The evaluator measures the accuracy of our model using a specified metric. Here, we use RMSE (Root Mean Squared Error) to evaluate the prediction accuracy.

from pyspark.ml.evaluation import RegressionEvaluator

# Define evaluator
evaluator = RegressionEvaluator(
    metricName="rmse",
    labelCol="rating",
    predictionCol="prediction")

Performing Cross-Validation

We use cross-validation to automatically train and evaluate the model using different combinations of hyperparameters.

from pyspark.ml.tuning import CrossValidator

# Set up cross-validation
cv = CrossValidator(
    estimator=als, 
    estimatorParamMaps=param_grid, 
    evaluator=evaluator, 
    numFolds=5)

Training the Model

We fit the ALS model using the training data, performing hyperparameter tuning and cross-validation to find the best model.

# Train the model using cross-validation
model = cv.fit(train)
best_model = model.bestModel

Evaluating the Model

After training, we evaluate the best model on the test data using RMSE as the performance metric.

# Evaluate the model on the test data
test_predictions = best_model.transform(test)
RMSE = evaluator.evaluate(test_predictions)
print(RMSE)

Generating Recommendations

Generating Recommendations for All Users

With the trained model, we can generate movie recommendations for all users.
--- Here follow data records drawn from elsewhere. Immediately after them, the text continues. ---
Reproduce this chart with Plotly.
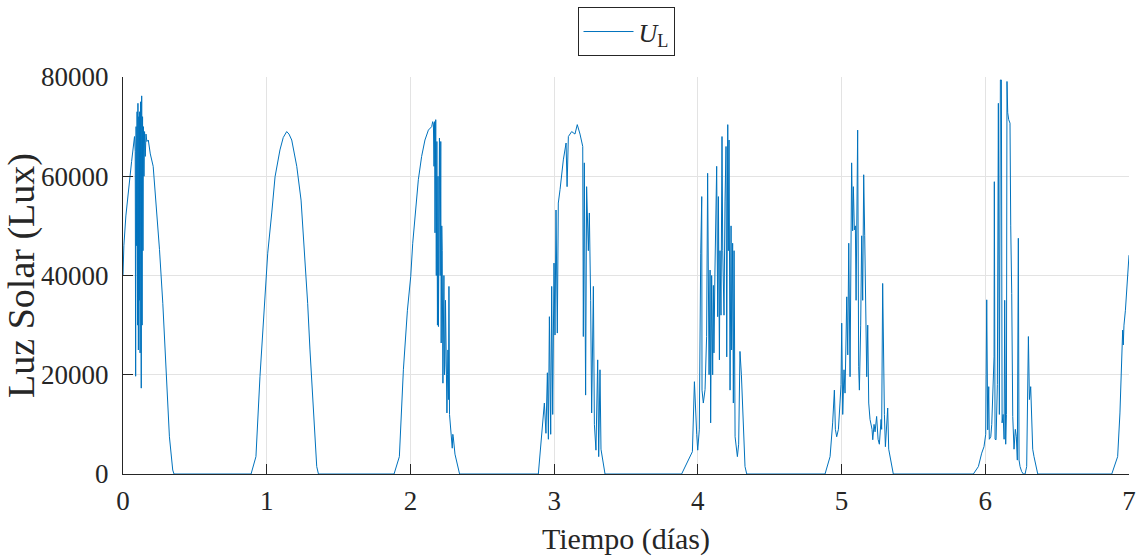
import numpy as np
import plotly.graph_objects as go

# ---- data (time in days, solar light in lux) ----
dia0_t = [0.0, 0.006, 0.02, 0.035, 0.049, 0.06, 0.072, 0.08, 0.085, 0.088, 0.091, 0.095, 0.098, 0.101,
          0.104, 0.107, 0.11, 0.113, 0.116, 0.119, 0.122, 0.125, 0.127, 0.13, 0.133, 0.136, 0.139,
          0.142, 0.146, 0.15, 0.155, 0.16, 0.166, 0.176, 0.19, 0.21, 0.23, 0.254, 0.277, 0.30, 0.323,
          0.346, 0.355]
dia0_v = [40000, 46000, 52000, 57000, 60000, 63000, 66000, 68000, 65000, 19700, 70000, 46000, 73000, 30000,
          74700, 25000, 72000, 35000, 73000, 24400, 75000, 40000, 17300, 76200, 30000, 72000, 45000,
          70000, 60000, 69000, 64000, 68500, 67000, 67300, 64500, 62000, 54600, 45200, 34400, 21000, 7500,
          800, 0]

dia1_t = [0.891, 0.925, 0.953, 0.977, 0.993, 1.007, 1.035, 1.058, 1.092, 1.115, 1.139, 1.155, 1.174,
          1.209, 1.239, 1.262, 1.285, 1.301, 1.317, 1.336, 1.348, 1.36]
dia1_v = [0, 3500, 19600, 30400, 36400, 44500, 52600, 59900, 65300, 67800, 69000, 68500, 67300,
          62000, 55200, 45200, 34400, 25000, 16300, 6200, 1500, 0]

dia2_t = [1.886, 1.923, 1.951, 1.979, 2.002, 2.016, 2.032, 2.055, 2.078, 2.101, 2.125, 2.148, 2.155,
          2.160, 2.164, 2.168, 2.171, 2.176, 2.180, 2.184, 2.188, 2.192, 2.195, 2.199, 2.202, 2.207,
          2.211, 2.214, 2.218, 2.221, 2.226, 2.230, 2.233, 2.237, 2.240, 2.244, 2.250, 2.254, 2.258,
          2.261, 2.265, 2.268, 2.272, 2.278, 2.284, 2.291, 2.295, 2.298, 2.31, 2.319, 2.342]
dia2_v = [0, 3500, 21000, 33000, 39800, 46500, 51900, 59300, 64000, 67300, 69300, 70000, 71000,
          70500, 62000, 71000, 48600, 71400, 40000, 67000, 30000, 60000, 29700, 55000, 67700, 40000,
          67000, 26400, 50000, 45000, 18300, 35000, 40000, 20000, 22000, 35000, 25000, 12300, 20000,
          25000, 15000, 37800, 12000, 10000, 7500, 5200, 8000, 7500, 4000, 2800, 0]

dia3_t = [2.890, 2.925, 2.932, 2.943, 2.953, 2.960, 2.967, 2.976, 2.983, 2.990, 2.999, 3.006, 3.013,
          3.022, 3.029, 3.041, 3.064, 3.083, 3.090, 3.099, 3.122, 3.145, 3.161, 3.180, 3.199, 3.203,
          3.210, 3.219, 3.226, 3.238, 3.245, 3.254, 3.261, 3.273, 3.280, 3.291, 3.303, 3.310, 3.319,
          3.326, 3.338, 3.354]
dia3_v = [0, 10900, 14300, 8200, 20400, 7000, 31700, 8000, 37800, 12000, 42500, 28000, 53200,
          28400, 54600, 57300, 63300, 66700, 57900, 68000, 69000, 68500, 70400, 68500, 66000, 27700,
          62700, 15900, 57900, 45000, 52600, 35000, 12300, 37800, 10000, 4800, 23000, 3500, 21000,
          5000, 3000, 0]

dia4_t = [3.887, 3.922, 3.945, 3.962, 3.976, 3.983, 3.992, 3.999, 4.010, 4.020, 4.027, 4.029, 4.038,
          4.050, 4.061, 4.068, 4.078, 4.085, 4.089, 4.096, 4.103, 4.108, 4.112, 4.119, 4.131, 4.138,
          4.143, 4.150, 4.154, 4.161, 4.168, 4.173, 4.182, 4.189, 4.196, 4.201, 4.208, 4.212, 4.217,
          4.224, 4.231, 4.235, 4.242, 4.247, 4.252, 4.259, 4.266, 4.275, 4.284, 4.293, 4.303, 4.317,
          4.328, 4.340]
dia4_v = [0, 2200, 3500, 4500, 18600, 12300, 8000, 4800, 8900, 44500, 55900, 16900, 14300,
          17000, 27700, 60600, 20000, 41100, 10300, 40000, 20000, 38000, 24400, 41100, 62000, 31700,
          55900, 23000, 45000, 32000, 68000, 45000, 32000, 55000, 66000, 23600, 70400, 45000, 67300,
          16900, 50000, 25000, 46500, 14300, 45000, 7500, 5000, 3500, 6000, 24700, 20000, 10900,
          1500, 0]

dia5_t = [4.885, 4.920, 4.938, 4.950, 4.957, 4.966, 4.978, 4.989, 4.996, 5.001, 5.008, 5.017, 5.024,
          5.031, 5.036, 5.043, 5.050, 5.059, 5.063, 5.070, 5.077, 5.082, 5.089, 5.096, 5.101, 5.105,
          5.112, 5.119, 5.124, 5.133, 5.140, 5.147, 5.154, 5.161, 5.168, 5.175, 5.182, 5.189, 5.198,
          5.205, 5.212, 5.217, 5.226, 5.233, 5.244, 5.254, 5.263, 5.275, 5.279, 5.286, 5.291, 5.298,
          5.305, 5.314, 5.321, 5.328, 5.337, 5.349, 5.360]
dia5_v = [0, 3500, 10300, 16900, 9000, 7500, 9000, 14300, 18000, 30400, 12000, 21000, 16300,
          27000, 35700, 24000, 46500, 19600, 40000, 62700, 49000, 57900, 49200, 50000, 35000, 52000,
          69300, 21600, 16900, 30000, 48000, 35000, 60300, 48000, 32000, 19600, 30000, 14300, 11000,
          10000, 9000, 6900, 10000, 8500, 11600, 7000, 6000, 11000, 9000, 38400, 20000, 12000,
          5500, 10000, 13300, 5000, 3500, 1000, 0]

dia6_t = [5.917, 5.952, 5.975, 5.991, 6.003, 6.010, 6.017, 6.024, 6.028, 6.038, 6.045, 6.052, 6.061,
          6.063, 6.068, 6.075, 6.084, 6.091, 6.098, 6.105, 6.112, 6.117, 6.124, 6.131, 6.135, 6.142,
          6.147, 6.151, 6.156, 6.163, 6.172, 6.177, 6.184, 6.191, 6.200, 6.209, 6.216, 6.223, 6.230,
          6.235, 6.242, 6.253, 6.265, 6.277, 6.288, 6.300, 6.307, 6.316, 6.323, 6.330, 6.339, 6.351,
          6.365]
dia6_v = [0, 1500, 4200, 5500, 8000, 35100, 8900, 17600, 7000, 7500, 10000, 18000, 23600,
          58900, 7000, 6900, 18000, 74700, 12000, 79400, 79400, 10300, 12000, 7000, 35000, 6000,
          12000, 79100, 72800, 71400, 70700, 50000, 36400, 11600, 5000, 9000, 7500, 2800, 47500,
          2800, 1500, 500, 0, 0, 1500, 27700, 15000, 17600, 12000, 5000, 3500, 1500,
          0]

dia7_t = [6.880, 6.921, 6.937, 6.949, 6.956, 6.960, 6.965, 6.975, 6.99, 7.0]
dia7_v = [0, 3500, 12300, 23600, 29000, 26000, 30000, 33000, 40000, 44100]

x_ticks = [0, 1, 2, 3, 4, 5, 6, 7]
y_ticks = [0, 20000, 40000, 60000, 80000]

t = np.concatenate([dia0_t, dia1_t, dia2_t, dia3_t, dia4_t, dia5_t, dia6_t, dia7_t])
v = np.concatenate([dia0_v, dia1_v, dia2_v, dia3_v, dia4_v, dia5_v, dia6_v, dia7_v])

FONT = "Liberation Serif"
AX = "#262626"

fig = go.Figure()
fig.add_trace(go.Scatter(x=t, y=v, mode="lines", name="<i>U</i><sub>L</sub>",
                         line=dict(color="#0072BD", width=1)))

axis_common = dict(showline=True, linecolor=AX, linewidth=1, mirror=False,
                   ticks="inside", ticklen=10, tickcolor=AX, tickwidth=1,
                   showgrid=True, gridcolor="#e3e3e3", gridwidth=1, zeroline=False,
                   automargin=False,
                   tickfont=dict(family=FONT, size=27, color=AX))

fig.update_xaxes(range=[0, 7], tickvals=x_ticks, ticktext=[str(k) for k in x_ticks],
                 title=dict(text="Tiempo (días)", font=dict(family=FONT, size=30, color=AX), standoff=12),
                 ticklabelstandoff=3, **axis_common)
fig.update_yaxes(range=[0, 80000], tickvals=y_ticks, ticktext=[str(k) for k in y_ticks],
                 title=dict(text="Luz Solar (Lux)", font=dict(family=FONT, size=38, color=AX), standoff=0),
                 ticklabelstandoff=8, **axis_common)

fig.update_layout(
    width=1142, height=559,
    margin=dict(l=123, r=13, t=77, b=85, autoexpand=False),
    paper_bgcolor="white", plot_bgcolor="white",
    showlegend=True,
    legend=dict(x=0.5, xanchor="center", y=1.176, yanchor="top",
                bordercolor=AX, borderwidth=1, bgcolor="white",
                font=dict(family=FONT, size=26, color=AX), itemwidth=50),
)

fig.write_html("out.html")
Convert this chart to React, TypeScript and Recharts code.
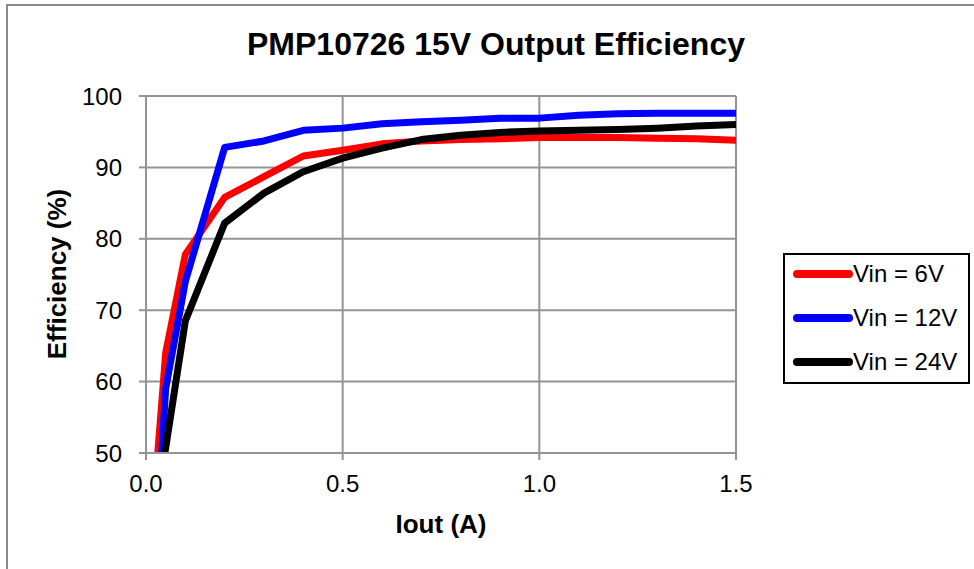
import React from "react";
import { LineChart, Line, XAxis, YAxis, CartesianGrid } from "recharts";

const iout6 = [0.03, 0.05, 0.1, 0.2, 0.3, 0.4, 0.5, 0.6, 0.7, 0.8, 0.9, 1.0, 1.1, 1.2, 1.3, 1.4, 1.5];
const eff6 = [50, 64, 77.8, 85.8, 88.7, 91.6, 92.4, 93.3, 93.7, 93.9, 94.0, 94.2, 94.2, 94.2, 94.1, 94.0, 93.8];

const iout12 = [0.04, 0.05, 0.1, 0.2, 0.3, 0.4, 0.5, 0.6, 0.7, 0.8, 0.9, 1.0, 1.1, 1.2, 1.3, 1.4, 1.5];
const eff12 = [50, 59, 74, 92.8, 93.7, 95.2, 95.5, 96.1, 96.4, 96.6, 96.9, 96.9, 97.3, 97.5, 97.6, 97.6, 97.6];

const iout24 = [0.048, 0.1, 0.2, 0.3, 0.4, 0.5, 0.6, 0.7, 0.8, 0.9, 1.0, 1.1, 1.2, 1.3, 1.4, 1.5];
const eff24 = [50, 68.5, 82.2, 86.4, 89.4, 91.3, 92.7, 93.9, 94.5, 94.9, 95.1, 95.2, 95.3, 95.5, 95.8, 96.0];

const xTicks = [0, 0.5, 1.0, 1.5];
const yTicks = [50, 60, 70, 80, 90, 100];

const seriesNames = ["Vin = 6V", "Vin = 12V", "Vin = 24V"];
const seriesColors = ["#ff0000", "#0000ff", "#000000"];

const title = "PMP10726 15V Output Efficiency";
const xLabel = "Iout (A)";
const yLabel = "Efficiency (%)";

const toPoints = (xs: number[], ys: number[]) => xs.map((x, i) => ({ x, y: ys[i] }));

const seriesData = [toPoints(iout6, eff6), toPoints(iout12, eff12), toPoints(iout24, eff24)];

const FONT = '"Liberation Sans", Arial, sans-serif';
const GRID = "#949494";

const LegendBox = () => (
  <div
    style={{
      position: "absolute",
      left: 783,
      top: 253,
      width: 187,
      height: 131,
      border: "2px solid #000",
      boxSizing: "border-box",
      background: "#fff",
      fontFamily: FONT,
      fontSize: 24,
      color: "#000",
    }}
  >
    {seriesNames.map((name, i) => (
      <div key={name} style={{ position: "absolute", left: 0, top: 19 + i * 44, height: 0 }}>
        <svg width={70} height={10} style={{ position: "absolute", left: 0, top: -5 }}>
          <line x1={12} y1={5} x2={64} y2={5} stroke={seriesColors[i]} strokeWidth={8} strokeLinecap="round" />
        </svg>
        <span style={{ position: "absolute", left: 68, top: -14, lineHeight: "28px", whiteSpace: "nowrap" }}>{name}</span>
      </div>
    ))}
  </div>
);

export default function App() {
  return (
    <div style={{ position: "absolute", left: 0, top: 0, width: 974, height: 569, overflow: "hidden", background: "#fff" }}>
      <div
        style={{
          position: "absolute",
          left: 6,
          top: 4,
          width: 1100,
          height: 700,
          border: "2px solid #8a8a8a",
        }}
      />
      <div style={{ position: "absolute", left: 0, top: 0 }}>
        <LineChart
          width={974}
          height={569}
          margin={{ top: 96, right: 238, bottom: 86, left: 66 }}
          style={{ fontFamily: FONT }}
        >
          <CartesianGrid stroke={GRID} strokeWidth={2} horizontal vertical />
          <XAxis
            dataKey="x"
            type="number"
            domain={[0, 1.5]}
            ticks={xTicks}
            tickFormatter={(v: number) => v.toFixed(1)}
            allowDataOverflow
            height={30}
            tickSize={7}
            tickMargin={15}
            axisLine={{ stroke: GRID, strokeWidth: 2 }}
            tickLine={{ stroke: GRID, strokeWidth: 2 }}
            tick={{ fill: "#000", fontSize: 24, fontFamily: FONT }}
          />
          <YAxis
            dataKey="y"
            type="number"
            domain={[50, 100]}
            ticks={yTicks}
            allowDataOverflow
            width={80}
            tickSize={7}
            tickMargin={17}
            axisLine={{ stroke: GRID, strokeWidth: 2 }}
            tickLine={{ stroke: GRID, strokeWidth: 2 }}
            tick={{ fill: "#000", fontSize: 24, fontFamily: FONT }}
          />
          {seriesData.map((d, i) => (
            <Line
              key={seriesNames[i]}
              data={d}
              dataKey="y"
              name={seriesNames[i]}
              type="linear"
              stroke={seriesColors[i]}
              strokeWidth={7}
              dot={false}
              activeDot={false}
              isAnimationActive={false}
              strokeLinejoin="round"
            />
          ))}
        </LineChart>
      </div>
      <LegendBox />
      <svg
        width={974}
        height={569}
        style={{ position: "absolute", left: 0, top: 0, pointerEvents: "none" }}
        fontFamily={FONT}
      >
        <text x={496} y={55} textAnchor="middle" fontSize={32} fontWeight="bold" fill="#000">
          {title}
        </text>
        <text x={441} y={533} textAnchor="middle" fontSize={26} fontWeight="bold" fill="#000">
          {xLabel}
        </text>
        <text
          x={0}
          y={0}
          transform="translate(66,274) rotate(-90)"
          textAnchor="middle"
          fontSize={26}
          fontWeight="bold"
          fill="#000"
        >
          {yLabel}
        </text>
      </svg>
    </div>
  );
}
In this case, we request the top 5 recommendations per user.

# Generate top 5 movie recommendations for all users
recommendations = best_model.recommendForAllUsers(5)

Displaying Recommendations

To present the recommendations in a more readable format, we can manipulate the DataFrame to explode the recommendations array into separate rows.

from pyspark.sql.functions import col, explode

# Display the recommendations dataframe
display(recommendations)

# Explode the recommendations array into separate rows
df2 = recommendations.withColumn("movieid_rating", explode("recommendations"))
display(df2)

# Select relevant columns for display
display(df2.select("userId", col("movieid_rating.movieId"), col("movieid_rating.rating")))

Conclusion

In this article, we demonstrated how to build a collaborative filtering recommendation system using PySpark on Databricks. We covered data loading, preprocessing, model training, evaluation, and generating recommendations. This approach can be extended and refined to create more sophisticated recommendation systems for various applications.

By leveraging the capabilities of PySpark and the ALS algorithm, we can create scalable and effective recommendation systems for real-world scenarios. PySpark’s integration with Databricks provides a powerful platform for big data analytics and machine learning, enabling us to efficiently handle large-scale datasets and perform complex computations. With collaborative filtering, businesses can deliver personalized recommendations that enhance user engagement and satisfaction.